从表1我们可以看出,在贵州梭嗄生态博物馆“社区参与”的参与式影像采取了与以往参与方式截然不同的媒体方式,这是调动和激励原住民积极参与其中的动力源泉。即族群中“主家”角色是原住民,是“自己人”在拍摄、表演。这些原住民以他们生活中原本的角色出现在摄影传播过程中,即在“我的故事”“家族的故事”“贵州梭嗄生态博物馆及箐苗文化景观的故事”中出现,这种出现也是他们生活中的自己。

更重要的是,参与式影像的价值重心不在于影像的最终作品,而更看重影像的制作过程,即贵州梭嗄生态博物馆原住民在拍摄过程中对梭嗄生态博物馆保护与传承问题的集体讨论和协商。促使他们自己真实、贴切、主动的关心、参与和表达对贵州梭嗄生态博物馆的保护与传承问题的观点。

也许有人会质疑,原住民真的愿意参与到影像的拍摄过程中吗?中国社会科学院研究生院张祺博士通过大量田野调查撰写其博士论文:社会转型中的抗拒性身份建构:对贵州西部方言苗语影像的案例研究。当他看到观察笔记和拍摄过程的影像资料的时候,发现参与者的强烈参与意愿。“使我无法忽略的是这些被拍摄苗族妇女的兴奋、雀跃和满足!”[2]

可见,参与的途径改变,参与意识改变,参与角色改变,原住民对自身所处的环境的热爱与参与就远远超乎我们的想象。因而,针对贵州梭嗄生态博物馆保护与传承实践,笔者实验性引入参与式影像,希望通过这样完整的操作程序,转变参与思维,让原住民自己成为拍摄的主角和导演,增强其主动性和能动性,就可以在某种程度上弥补贵州梭嗄生态博物馆保护与传承发展中面临的在经济相对封闭情况下,原住民参与意识薄弱的现实问题,转换参与视角,利用少量资金、便捷的拍摄方式激励原住民的深层次主动参与。

三、贵州梭嗄生态博物馆参与式影像的图景

就目前来看,我国的参与式影像实践主要集中在西部偏远(山)地区,关注领域包含环保、社区建设、扶贫解困、权益维护等。与此同时,影像类型、实践空间等也在不断扩展、延伸和细化。总体而言,如韩鸿教授所指出的,“参与式影像的社会效果正在逐步显现”。[3]

韩鸿教授进一步指出,参与式影像作为激励、促进理解加强沟通的方式,包含较多的未被社会认可的广泛的小群体内的意义认同。但逐渐会成为整个社会支持系统的极为重要的部分,这种利用参与式影像促进对话与沟通是值得鼓励和提倡的。[4]

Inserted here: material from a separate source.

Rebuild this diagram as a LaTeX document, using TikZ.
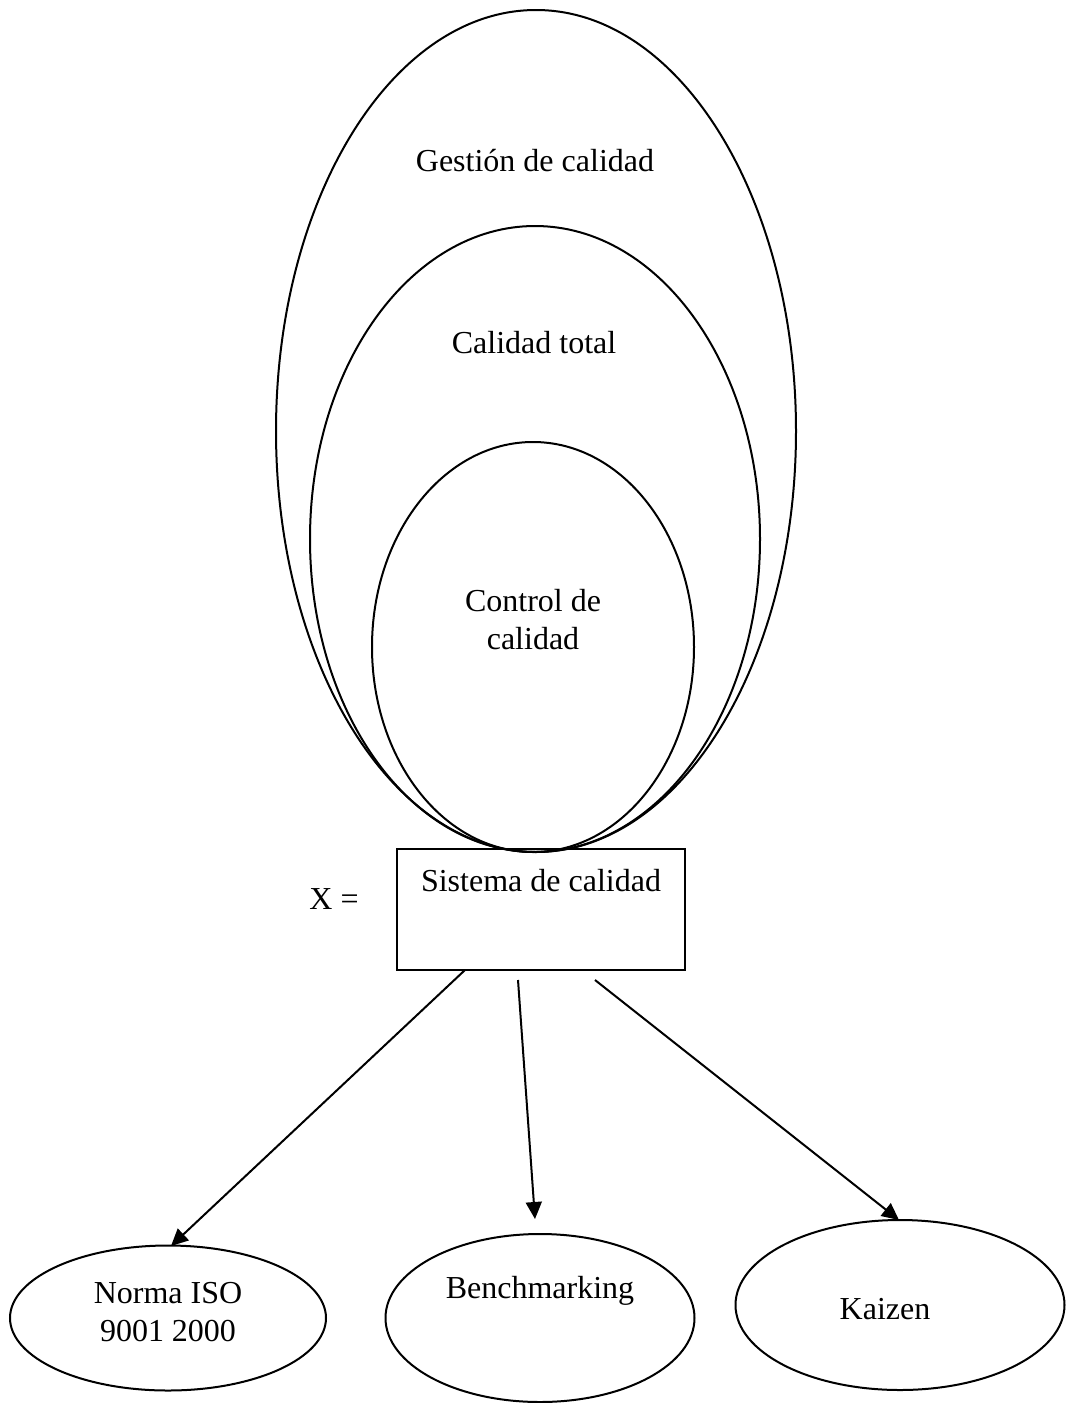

针对贵州梭嘎生态博物馆保护与传承中面临的参与意识薄弱的问题适时引入参与式影像的媒体方式,引入这种逐渐显现社会效果的方式,就是寄期望于通过这样完整的操作程序,转换参与角色,增强和调动梭嘎生态博物馆原住民的积极性、主动性和能动性。通过参与式影像促进对话与沟通的未来发展进行试验,利用媒体的简单便捷的方式最大限度的激励梭嘎生态博物馆原住民进行主动参与、协商社区保护与传承问题,以弥补和丰富以往参与方式的不足,进而不断完善贵州梭嗄生态博物馆“社区参与”方式以及在实际操作中的贯彻与推进保护贵州少数民族村寨传统文化策略,以期不断丰富我国西南地区传统乡土村寨文化遗产保护与发展的途径和媒体组织方式,进一步整合我国传统乡土村寨文化保护与传承体系。

[1]苏东海.国际生态博物馆运动述略及中国的实践[J].中国博物馆,2001,(2):2-7.

[2]张 祺.社会转型中的抗拒性身份建构:对贵州西部方言苗雨影像的案例研究,[D]. 中国社会科学院研究生院,2012:114-115.

[3]韩 鸿.参与和赋权:中国乡村社区建设中的参与式影像研究[J].国际新闻界,2011,(06).

[4]韩 鸿.中国大众影像生产研究[D].四川大学文学与新闻学院,2004:133-134.